# Exercise prompt
Reproduce the following material exactly, including every line.

* Start Dataset extract *

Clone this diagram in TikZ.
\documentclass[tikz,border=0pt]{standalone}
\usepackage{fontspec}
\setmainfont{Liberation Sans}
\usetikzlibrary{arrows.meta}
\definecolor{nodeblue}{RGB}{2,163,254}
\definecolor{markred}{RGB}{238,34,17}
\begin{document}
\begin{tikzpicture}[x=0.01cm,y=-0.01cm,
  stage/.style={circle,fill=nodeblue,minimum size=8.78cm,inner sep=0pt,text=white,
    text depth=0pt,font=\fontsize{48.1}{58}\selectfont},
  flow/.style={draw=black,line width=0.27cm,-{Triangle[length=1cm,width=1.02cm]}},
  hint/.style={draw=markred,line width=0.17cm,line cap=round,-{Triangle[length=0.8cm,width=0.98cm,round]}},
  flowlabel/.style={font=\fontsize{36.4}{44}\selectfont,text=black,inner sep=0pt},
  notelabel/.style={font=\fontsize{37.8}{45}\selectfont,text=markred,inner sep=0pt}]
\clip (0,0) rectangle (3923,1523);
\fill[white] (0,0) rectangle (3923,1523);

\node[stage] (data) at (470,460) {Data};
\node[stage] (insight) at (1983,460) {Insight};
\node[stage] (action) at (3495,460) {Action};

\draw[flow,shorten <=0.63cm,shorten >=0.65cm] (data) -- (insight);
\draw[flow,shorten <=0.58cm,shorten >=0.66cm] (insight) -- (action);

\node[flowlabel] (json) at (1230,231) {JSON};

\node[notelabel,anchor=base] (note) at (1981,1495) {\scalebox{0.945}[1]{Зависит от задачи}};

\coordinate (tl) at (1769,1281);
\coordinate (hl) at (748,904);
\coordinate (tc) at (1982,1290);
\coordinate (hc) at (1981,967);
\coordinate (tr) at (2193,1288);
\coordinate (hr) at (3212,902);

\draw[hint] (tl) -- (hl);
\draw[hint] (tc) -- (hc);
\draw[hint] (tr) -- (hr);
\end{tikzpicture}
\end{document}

* End Dataset extract *

# Finished task
Clone this diagram in TikZ.
\documentclass[tikz,border=0pt]{standalone}
\usepackage{fontspec}
\setmainfont{Liberation Sans}
\usetikzlibrary{arrows.meta}
\definecolor{nodeblue}{RGB}{2,163,254}
\definecolor{markred}{RGB}{238,34,17}
\begin{document}
\begin{tikzpicture}[x=0.01cm,y=-0.01cm,
  stage/.style={circle,fill=nodeblue,minimum size=8.78cm,inner sep=0pt,text=white,
    text depth=0pt,font=\fontsize{48.1}{58}\selectfont},
  flow/.style={draw=black,line width=0.27cm,-{Triangle[length=1cm,width=1.02cm]}},
  hint/.style={draw=markred,line width=0.17cm,line cap=round,-{Triangle[length=0.8cm,width=0.98cm,round]}},
  flowlabel/.style={font=\fontsize{36.4}{44}\selectfont,text=black,inner sep=0pt},
  notelabel/.style={font=\fontsize{37.8}{45}\selectfont,text=markred,inner sep=0pt}]
\clip (0,0) rectangle (3923,1523);
\fill[white] (0,0) rectangle (3923,1523);

\node[stage] (data) at (470,460) {Data};
\node[stage] (insight) at (1983,460) {Insight};
\node[stage] (action) at (3495,460) {Action};

\draw[flow,shorten <=0.63cm,shorten >=0.65cm] (data) -- (insight);
\draw[flow,shorten <=0.58cm,shorten >=0.66cm] (insight) -- (action);

\node[flowlabel] (json) at (1230,231) {JSON};

\node[notelabel,anchor=base] (note) at (1981,1495) {\scalebox{0.945}[1]{Зависит от задачи}};

\coordinate (tl) at (1769,1281);
\coordinate (hl) at (748,904);
\coordinate (tc) at (1982,1290);
\coordinate (hc) at (1981,967);
\coordinate (tr) at (2193,1288);
\coordinate (hr) at (3212,902);

\draw[hint] (tl) -- (hl);
\draw[hint] (tc) -- (hc);
\draw[hint] (tr) -- (hr);
\end{tikzpicture}
\end{document}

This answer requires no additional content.